Spurrier reaction. Coaches around the country have been asked their opinion on the Miami Dolphins hazing scandal that led one offensive lineman to leave the team voluntarily and another to be indefinitely suspended, and Spurrier took his turn addressing the issue Tuesday.
“I never experienced anything in the 10 years I was in the NFL (as a player) -- nothing even close to hazing,” he said. “We didn’t have any of that.” Spurrier eliminated hazing practices at all of his coaching stops, he said, including minor rituals like shaving freshman’s heads.
“We did away with all that. I don’t believe in any of that crap -- none of it,” Spurrier said. “Everybody is on the same team, especially with the freshman eligible now and so forth. We’re all on the same team. Treat everybody the same, that’s what we try to do here.”
South Carolina’s coaches address it “just briefly” with their players each year, Spurrier said.
“We haven’t had any players now who were ever hazed, so it is a non-issue,” he said. “We don’t even really have to talk about it much here. Help out the younger guys, that’s what we tell the older guys -- help them out. If they get lost on campus, can’t find the classroom, help them out. That’s what we try to do.”
The players who sat out last week’s practice to rest bumps and bruises – defensive end Jadeveon Clowney, cornerback Victor Hampton and running back Mike Davis – all are back at practice, Spurrier said.

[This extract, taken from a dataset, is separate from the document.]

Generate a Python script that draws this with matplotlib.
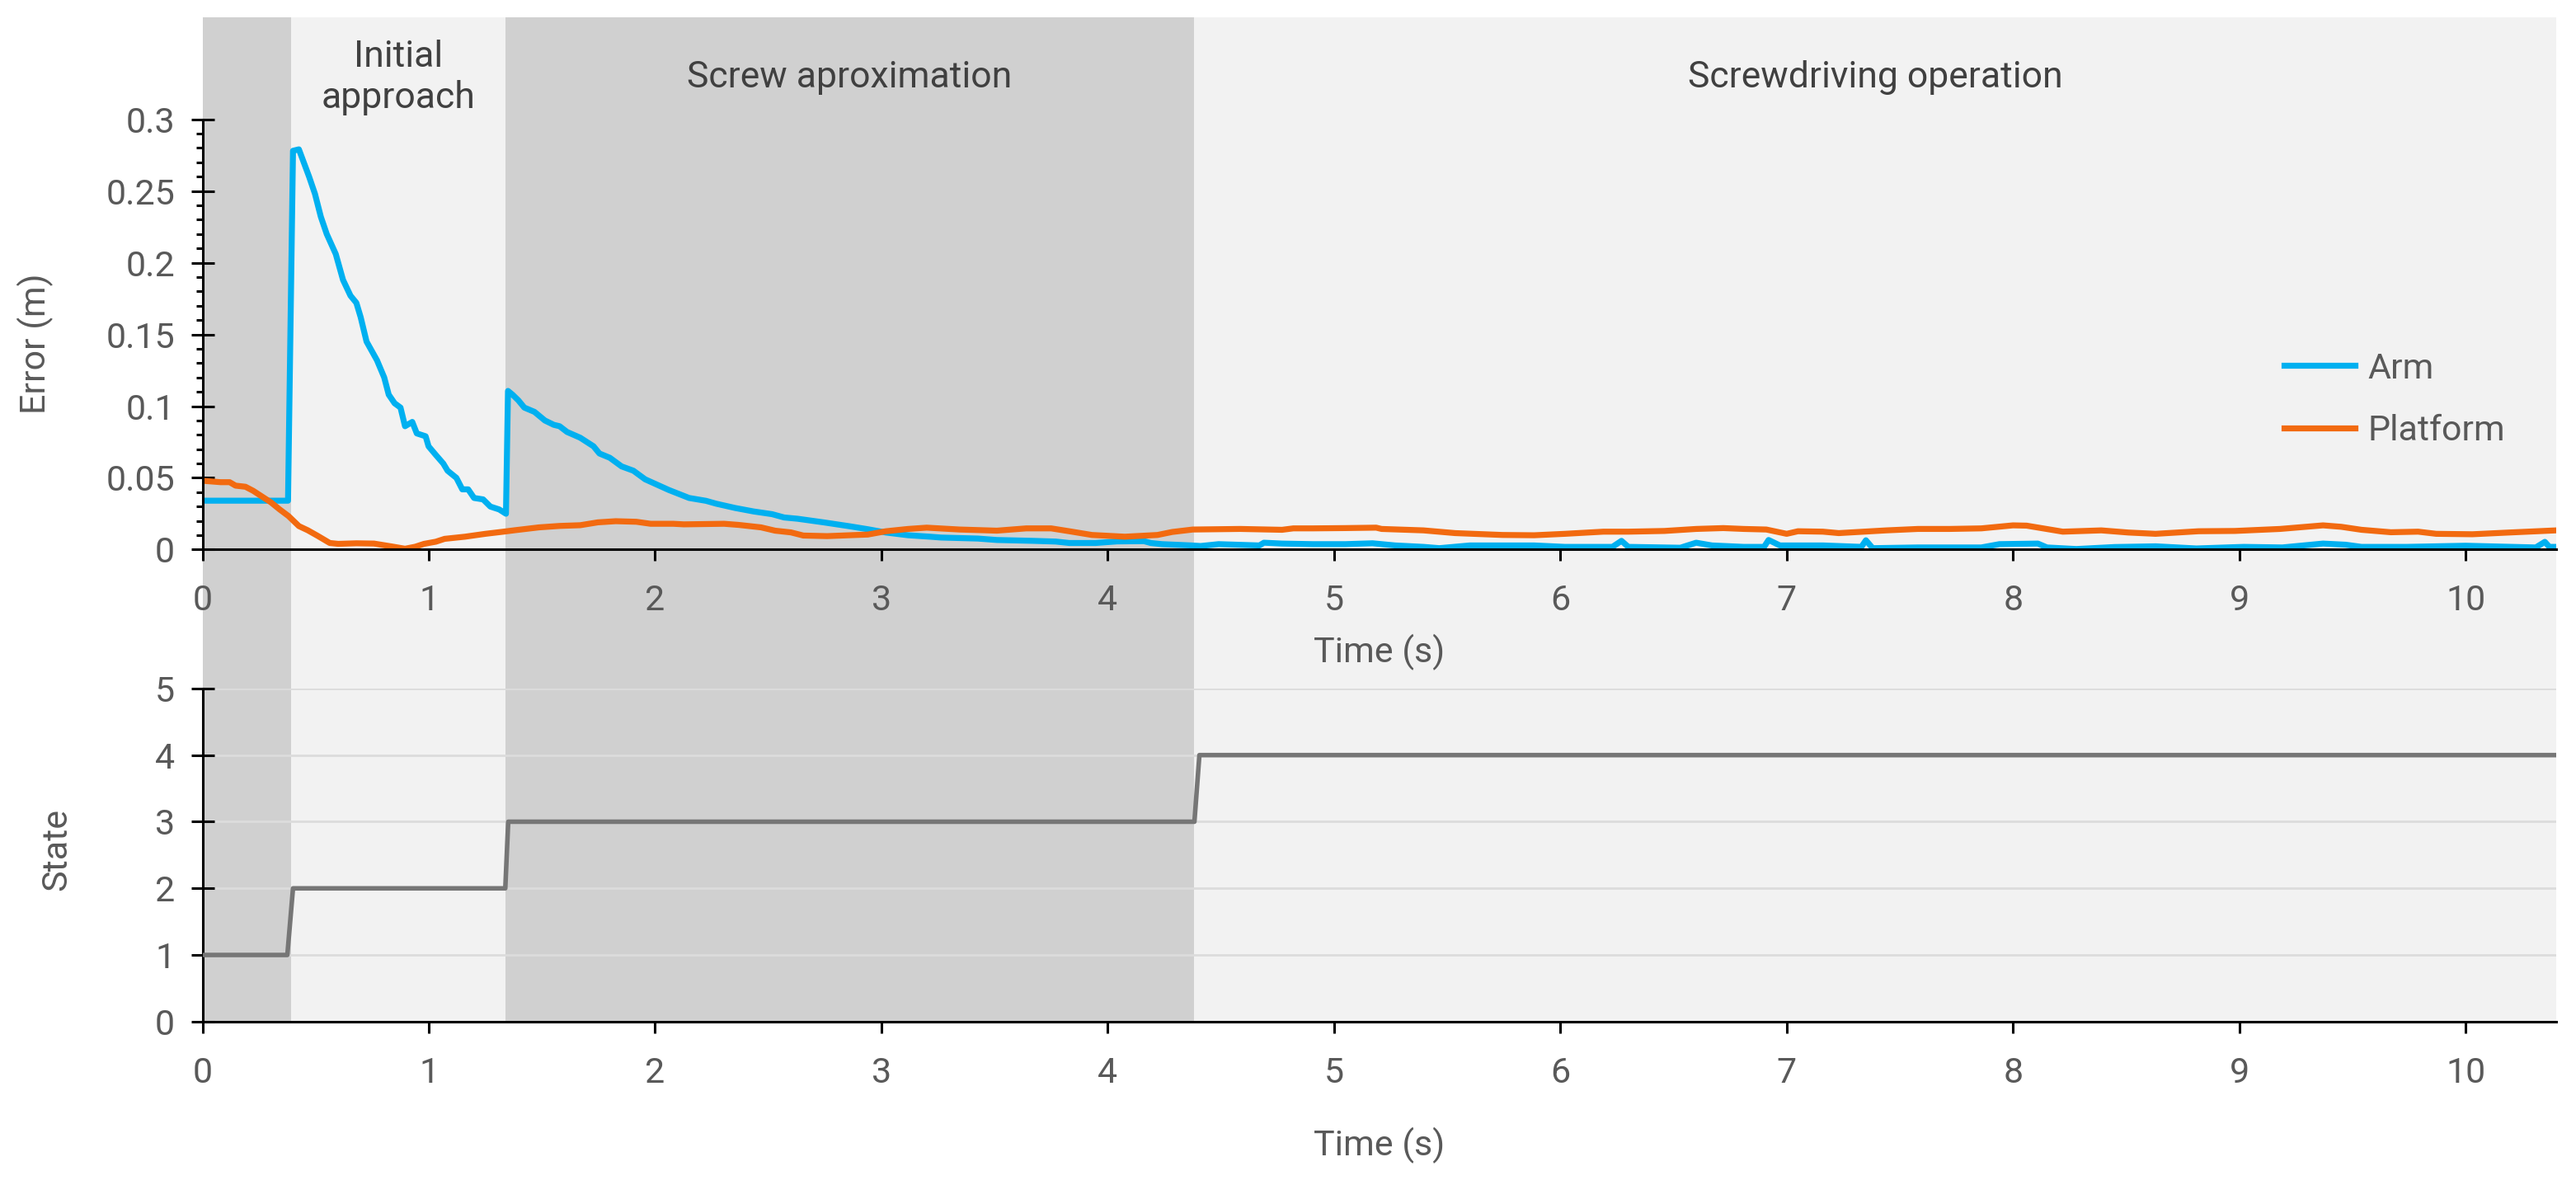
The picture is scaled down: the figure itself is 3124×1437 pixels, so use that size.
#!/usr/bin/env python3

import matplotlib
matplotlib.use("Agg")
import matplotlib.pyplot as plt
import numpy as np

# band limits (s) and labels
band_edges = [0.0, 0.39, 1.34, 4.38, 10.4]
band_colors = ["#d0d0d0", "#f2f2f2", "#d0d0d0", "#f2f2f2"]
band_labels = ["", "Initial\napproach", "Screw aproximation", "Screwdriving operation"]

# arm error (m)
arm_t = [0, 0.378, 0.40, 0.426, 0.445, 0.471, 0.497, 0.523, 0.549, 0.589, 0.621, 0.654,
         0.680, 0.699, 0.725, 0.771, 0.803, 0.823, 0.849, 0.875, 0.895, 0.927, 0.947,
         0.986, 0.999, 1.031, 1.064, 1.083, 1.122, 1.148, 1.174, 1.2, 1.24, 1.272, 1.311,
         1.341, 1.35, 1.37, 1.396, 1.422, 1.467, 1.513, 1.552, 1.578, 1.611, 1.669, 1.728,
         1.754, 1.8, 1.852, 1.904, 1.956, 2.06, 2.15, 2.225, 2.27, 2.354, 2.435, 2.517,
         2.57, 2.63, 2.744, 2.858, 2.94, 3.02, 3.118, 3.215, 3.264, 3.426, 3.51, 3.67,
         3.77, 3.83, 3.946, 4.04, 4.16, 4.19, 4.24, 4.37, 4.41, 4.49, 4.67, 4.69, 4.77,
         4.906, 5.05, 5.17, 5.27, 5.395, 5.465, 5.6, 5.744, 5.884, 6.02, 6.23, 6.27, 6.3,
         6.53, 6.6, 6.67, 6.81, 6.9, 6.92, 6.97, 7.16, 7.33, 7.35, 7.38, 7.58, 7.86, 7.94,
         8.11, 8.15, 8.28, 8.45, 8.63, 8.81, 9.02, 9.19, 9.37, 9.47, 9.54, 9.74, 10.0,
         10.31, 10.35, 10.37, 10.4]
arm_err = [0.0341, 0.0341, 0.278, 0.279, 0.271, 0.260, 0.248, 0.232, 0.220, 0.206, 0.188,
           0.177, 0.172, 0.162, 0.145, 0.132, 0.120, 0.108, 0.102, 0.099, 0.086, 0.089,
           0.081, 0.079, 0.072, 0.066, 0.060, 0.055, 0.050, 0.042, 0.042, 0.036, 0.035,
           0.030, 0.028, 0.025, 0.1106, 0.108, 0.104, 0.099, 0.096, 0.090, 0.087, 0.086,
           0.082, 0.078, 0.072, 0.067, 0.064, 0.058, 0.055, 0.049, 0.0416, 0.036, 0.034,
           0.032, 0.029, 0.0266, 0.0247, 0.0224, 0.0215, 0.019, 0.0163, 0.0142, 0.0119,
           0.010, 0.009, 0.0084, 0.0077, 0.0067, 0.0061, 0.0056, 0.0046, 0.0046, 0.0057,
           0.0059, 0.0046, 0.0038, 0.0029, 0.0025, 0.0038, 0.0029, 0.0048, 0.0042, 0.0038,
           0.0038, 0.0044, 0.0029, 0.0019, 0.001, 0.0029, 0.0029, 0.0029, 0.0019, 0.0019,
           0.0061, 0.0019, 0.0013, 0.0048, 0.0029, 0.0019, 0.0019, 0.0067, 0.0029, 0.0029,
           0.0019, 0.0065, 0.001, 0.0015, 0.0015, 0.0038, 0.0042, 0.0015, 0.0004, 0.0018,
           0.0023, 0.0008, 0.0019, 0.0015, 0.0042, 0.0034, 0.0019, 0.0019, 0.0027, 0.0015,
           0.0054, 0.0019, 0.0019]

# platform error (m)
plat_t = [0, 0.08, 0.12, 0.146, 0.19, 0.224, 0.263, 0.302, 0.341, 0.38, 0.426, 0.465, 0.51,
          0.5625, 0.60, 0.68, 0.758, 0.836, 0.895, 0.94, 0.979, 1.031, 1.07, 1.16, 1.25,
          1.33, 1.38, 1.487, 1.578, 1.669, 1.747, 1.826, 1.917, 1.98, 2.08, 2.127, 2.305,
          2.37, 2.468, 2.53, 2.6, 2.655, 2.76, 2.858, 2.94, 3.02, 3.118, 3.2, 3.345, 3.51,
          3.64, 3.75, 3.83, 3.93, 4.076, 4.22, 4.285, 4.376, 4.585, 4.77, 4.82, 4.906, 5.05,
          5.186, 5.21, 5.395, 5.535, 5.744, 5.884, 6.02, 6.19, 6.3, 6.46, 6.6, 6.72, 6.81,
          6.91, 7.0, 7.05, 7.16, 7.23, 7.44, 7.58, 7.72, 7.86, 8.0, 8.06, 8.22, 8.39, 8.51,
          8.63, 8.82, 8.98, 9.18, 9.37, 9.45, 9.54, 9.67, 9.79, 9.87, 10.03, 10.19, 10.4]
plat_err = [0.048, 0.047, 0.047, 0.0446, 0.0438, 0.041, 0.037, 0.033, 0.028, 0.0234, 0.0164,
            0.0135, 0.0095, 0.0046, 0.004, 0.0044, 0.0042, 0.0022, 0.0006, 0.002, 0.004,
            0.0055, 0.0075, 0.009, 0.011, 0.0125, 0.0135, 0.0155, 0.0165, 0.017, 0.019,
            0.0198, 0.0194, 0.018, 0.018, 0.0176, 0.018, 0.0172, 0.0155, 0.0132, 0.012,
            0.0098, 0.0094, 0.010, 0.0105, 0.0128, 0.0144, 0.0153, 0.014, 0.0132, 0.0148,
            0.0148, 0.0128, 0.0102, 0.009, 0.0102, 0.0123, 0.014, 0.0144, 0.0138, 0.0148,
            0.0148, 0.015, 0.0153, 0.0144, 0.0134, 0.0115, 0.0102, 0.010, 0.011, 0.0125,
            0.0125, 0.013, 0.0144, 0.015, 0.0144, 0.014, 0.011, 0.0128, 0.0125, 0.0115,
            0.0134, 0.0144, 0.0144, 0.0148, 0.0169, 0.0167, 0.0125, 0.0134, 0.0119, 0.011,
            0.0128, 0.013, 0.0144, 0.0169, 0.0159, 0.0138, 0.0121, 0.0125, 0.011, 0.0107,
            0.0119, 0.0134]

# state machine
state_t = [0, 0.375, 0.40, 1.338, 1.351, 4.383, 4.405, 10.4]
state_v = [1, 1, 2, 2, 3, 3, 4, 4]

err_ticks = [0, 0.05, 0.1, 0.15, 0.2, 0.25, 0.3]
err_ticklabels = ["0", "0.05", "0.1", "0.15", "0.2", "0.25", "0.3"]
time_ticks = list(range(0, 11))
state_ticks = list(range(0, 6))

ARM = "#00b0f0"
PLAT = "#f26a10"
GREY_TXT = "#595959"
FS = 15.5


def style_axis(ax):
  for s in ["top", "right"]:
    ax.spines[s].set_visible(False)
  for s in ["left", "bottom"]:
    ax.spines[s].set_linewidth(1.1)
  ax.set_facecolor("none")
  ax.set_xlim(0, 10.4)
  ax.set_xticks(time_ticks)
  ax.tick_params(axis="x", direction="out", length=5, width=1.1, pad=10,
                 labelsize=FS, labelcolor=GREY_TXT)
  ax.tick_params(axis="y", which="major", direction="inout", length=10, width=1.1,
                 pad=7, labelsize=FS, labelcolor=GREY_TXT)


def main():
  plt.rcParams["font.family"] = ["Roboto", "DejaVu Sans"]
  fig = plt.figure(figsize=(15.62, 7.185), dpi=200)

  left, width = 0.0786, 0.9137
  ax_bg = fig.add_axes([left, 0.1379, width, 0.8472], zorder=0)
  ax_top = fig.add_axes([left, 0.5362, width, 0.4489], zorder=2)
  ax_bot = fig.add_axes([left, 0.1379, width, 0.2811], zorder=2)

  # background bands spanning both panels
  for i, c in enumerate(band_colors):
    ax_bg.axvspan(band_edges[i], band_edges[i + 1], color=c, lw=0)
  ax_bg.set_xlim(0, 10.4)
  ax_bg.set_ylim(0, 1)
  ax_bg.axis("off")

  # top panel: errors
  style_axis(ax_top)
  ax_top.set_ylim(0, 0.3708)
  ax_top.spines["left"].set_bounds(0, 0.3)
  ax_top.plot(arm_t, arm_err, color=ARM, lw=2.6, label="Arm", solid_joinstyle="round")
  ax_top.plot(plat_t, plat_err, color=PLAT, lw=2.6, label="Platform", solid_joinstyle="round")
  ax_top.set_yticks(err_ticks)
  ax_top.set_yticklabels(err_ticklabels)
  ax_top.set_yticks(np.arange(0, 0.3001, 0.01), minor=True)
  ax_top.tick_params(axis="y", which="minor", direction="out", length=3, width=1.1)
  ax_top.set_xlabel("Time (s)", fontsize=FS, color=GREY_TXT)
  ax_top.xaxis.set_label_coords(0.5, -0.193)
  ax_top.xaxis.label.set_va("center")
  ax_top.set_ylabel("Error (m)", fontsize=FS, color=GREY_TXT)
  ax_top.yaxis.set_label_coords(-0.071, 0.387)
  ax_top.yaxis.label.set_va("center")

  for i, lab in enumerate(band_labels):
    if lab:
      mid = 0.5 * (band_edges[i] + band_edges[i + 1])
      ax_top.text(mid, 0.329, lab, ha="center", va="center", fontsize=16,
                  color="#404040", linespacing=1.2)

  ax_top.legend(loc="upper left", bbox_to_anchor=(0.8844, 0.372), frameon=False,
                fontsize=FS, handlelength=2.0, handletextpad=0.35, borderpad=0,
                borderaxespad=0, labelspacing=0.8, labelcolor=GREY_TXT)

  # bottom panel: state
  style_axis(ax_bot)
  ax_bot.set_ylim(0, 5)
  ax_bot.set_yticks(state_ticks)
  for s in state_ticks[1:]:
    ax_bot.axhline(s, color="#dcdcdc", lw=1.0, zorder=0)
  ax_bot.plot(state_t, state_v, color="#767676", lw=2.0, zorder=3)
  ax_bot.set_xlabel("Time (s)", fontsize=FS, color=GREY_TXT)
  ax_bot.xaxis.set_label_coords(0.5, -0.372)
  ax_bot.xaxis.label.set_va("center")
  ax_bot.set_ylabel("State", fontsize=FS, color=GREY_TXT)
  ax_bot.yaxis.set_label_coords(-0.062, 0.517)
  ax_bot.yaxis.label.set_va("center")

  fig.savefig("out.png", dpi=200, facecolor="white")


if __name__ == '__main__':
  main()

Center Cody Waldrop, who was missed seven games due to foot and ankle injuries, “might even be able to play,” Spurrier said.
“Injury wise and healthy wise for our team, we’re probably as healthy as about any team in the country, I guess,” Spurrier said.
South Carolina’s players voted for the season’s permanent captains during their off week, senior defensive end Chaz Sutton, junior defensive tackle Kelcy Quarles, senior offensive guard A.J. Cann and senior quarterback Connor Shaw. Patrick, defensive back Victor Hampton, spur Sharrod Golightly and wide receiver Bruce Ellington “all received a whole bunch of votes also so we sort of named those guys co-captains,” Spurrier said.
“We’ve got eight guys who have really done a good job, I think, providing leadership throughout the course of the season which hopefully will continue through the remainder of the season,” Spurrier said.